-- START --

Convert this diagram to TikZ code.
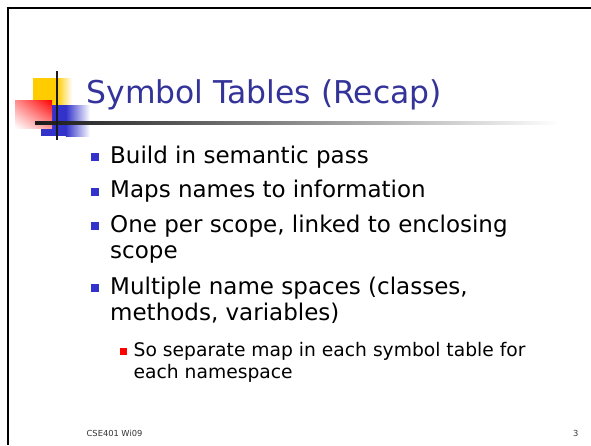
\documentclass[tikz,border=0pt]{standalone}
\usepackage{fontspec}
\setmainfont{DejaVu Sans}
\usetikzlibrary{shadings}
\definecolor{titleblue}{HTML}{333399}
\definecolor{bulletblue}{HTML}{3333CC}
\definecolor{logoyellow}{HTML}{FFCC00}
\definecolor{footgray}{HTML}{333333}
\tikzset{
  frameline/.style={line width=2.6pt, black},
  crossline/.style={line width=2.6pt, black!90},
  bodytext/.style={anchor=base west, inner sep=0pt, font=\fontsize{23}{27}\selectfont},
  subtext/.style={anchor=base west, inner sep=0pt, font=\fontsize{18.7}{22}\selectfont},
  mainbullet/.style={fill=bulletblue, minimum size=8pt, inner sep=0pt, anchor=center},
  subbullet/.style={fill=red, minimum size=6.5pt, inner sep=0pt, anchor=center},
  foot/.style={anchor=base west, inner sep=0pt, text=footgray, font=\fontsize{8.3}{9}\selectfont}
}
\begin{document}
\begin{tikzpicture}[x=1pt, y=-1pt]
  \useasboundingbox (0,0) rectangle (591,445);
  \fill[white] (0,0) rectangle (591,445);

  % slide frame: top and left edges
  \draw[frameline] (6.7,8) -- (591,8);
  \draw[frameline] (8,6.7) -- (8,445);

  % logo squares
  \fill[logoyellow] (33,78) rectangle (57,105);
  \shade[left color=logoyellow, right color=white] (56.8,78) rectangle (72,105);
  \fill[bulletblue] (41,105) rectangle (66,136);
  \shade[left color=bulletblue, right color=white] (65.8,105) rectangle (90,136);
  % red square: strongest at its top right corner
  \shade[upper right=red, upper left=red!45!white, lower right=red!40!white, lower left=white]
    (15,100) rectangle (52,128);
  % title rule, fading to the right
  \shade[left color=black!90, right color=white] (35,121.8) rectangle (560,124.4);
  % logo cross
  \draw[crossline] (57,71) -- (57,140);

  % title
  \node[anchor=base west, inner sep=0pt, text=titleblue,
        font=\fontsize{31.4}{36}\selectfont] (title) at (86.5,103) {Symbol Tables (Recap)};

  % first-level bullets
  \node[bodytext] (t1)  at (110,163)   {Build in semantic pass};
  \node[bodytext] (t2)  at (110,197.5) {Maps names to information};
  \node[bodytext] (t3a) at (110,232)   {One per scope, linked to enclosing};
  \node[bodytext] (t3b) at (110,258.5) {scope};
  \node[bodytext] (t4a) at (110,294)   {Multiple name spaces (classes,};
  \node[bodytext] (t4b) at (110,320.5) {methods, variables)};
  \node[mainbullet] (s1) at (95,157) {};
  \node[mainbullet] (s2) at (95,191.5) {};
  \node[mainbullet] (s3) at (95,226) {};
  \node[mainbullet] (s4) at (95,288) {};

  % second-level bullet
  \node[subtext] (t5a) at (133.5,356) {So separate map in each symbol table for};
  \node[subtext] (t5b) at (133.5,378) {each namespace};
  \node[subbullet] (s5) at (123.5,351.5) {};

  % footer
  \node[foot] (course) at (86.5,436) {CSE401 Wi09};
  \node[foot] (page) at (573,436) {3};
\end{tikzpicture}
\end{document}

-- END --

Do this: Please set down each line of the data above exactly as written, without the pictures.

Full answer:
Convert this diagram to TikZ code.
\documentclass[tikz,border=0pt]{standalone}
\usepackage{fontspec}
\setmainfont{DejaVu Sans}
\usetikzlibrary{shadings}
\definecolor{titleblue}{HTML}{333399}
\definecolor{bulletblue}{HTML}{3333CC}
\definecolor{logoyellow}{HTML}{FFCC00}
\definecolor{footgray}{HTML}{333333}
\tikzset{
  frameline/.style={line width=2.6pt, black},
  crossline/.style={line width=2.6pt, black!90},
  bodytext/.style={anchor=base west, inner sep=0pt, font=\fontsize{23}{27}\selectfont},
  subtext/.style={anchor=base west, inner sep=0pt, font=\fontsize{18.7}{22}\selectfont},
  mainbullet/.style={fill=bulletblue, minimum size=8pt, inner sep=0pt, anchor=center},
  subbullet/.style={fill=red, minimum size=6.5pt, inner sep=0pt, anchor=center},
  foot/.style={anchor=base west, inner sep=0pt, text=footgray, font=\fontsize{8.3}{9}\selectfont}
}
\begin{document}
\begin{tikzpicture}[x=1pt, y=-1pt]
  \useasboundingbox (0,0) rectangle (591,445);
  \fill[white] (0,0) rectangle (591,445);

  % slide frame: top and left edges
  \draw[frameline] (6.7,8) -- (591,8);
  \draw[frameline] (8,6.7) -- (8,445);

  % logo squares
  \fill[logoyellow] (33,78) rectangle (57,105);
  \shade[left color=logoyellow, right color=white] (56.8,78) rectangle (72,105);
  \fill[bulletblue] (41,105) rectangle (66,136);
  \shade[left color=bulletblue, right color=white] (65.8,105) rectangle (90,136);
  % red square: strongest at its top right corner
  \shade[upper right=red, upper left=red!45!white, lower right=red!40!white, lower left=white]
    (15,100) rectangle (52,128);
  % title rule, fading to the right
  \shade[left color=black!90, right color=white] (35,121.8) rectangle (560,124.4);
  % logo cross
  \draw[crossline] (57,71) -- (57,140);

  % title
  \node[anchor=base west, inner sep=0pt, text=titleblue,
        font=\fontsize{31.4}{36}\selectfont] (title) at (86.5,103) {Symbol Tables (Recap)};

  % first-level bullets
  \node[bodytext] (t1)  at (110,163)   {Build in semantic pass};
  \node[bodytext] (t2)  at (110,197.5) {Maps names to information};
  \node[bodytext] (t3a) at (110,232)   {One per scope, linked to enclosing};
  \node[bodytext] (t3b) at (110,258.5) {scope};
  \node[bodytext] (t4a) at (110,294)   {Multiple name spaces (classes,};
  \node[bodytext] (t4b) at (110,320.5) {methods, variables)};
  \node[mainbullet] (s1) at (95,157) {};
  \node[mainbullet] (s2) at (95,191.5) {};
  \node[mainbullet] (s3) at (95,226) {};
  \node[mainbullet] (s4) at (95,288) {};

  % second-level bullet
  \node[subtext] (t5a) at (133.5,356) {So separate map in each symbol table for};
  \node[subtext] (t5b) at (133.5,378) {each namespace};
  \node[subbullet] (s5) at (123.5,351.5) {};

  % footer
  \node[foot] (course) at (86.5,436) {CSE401 Wi09};
  \node[foot] (page) at (573,436) {3};
\end{tikzpicture}
\end{document}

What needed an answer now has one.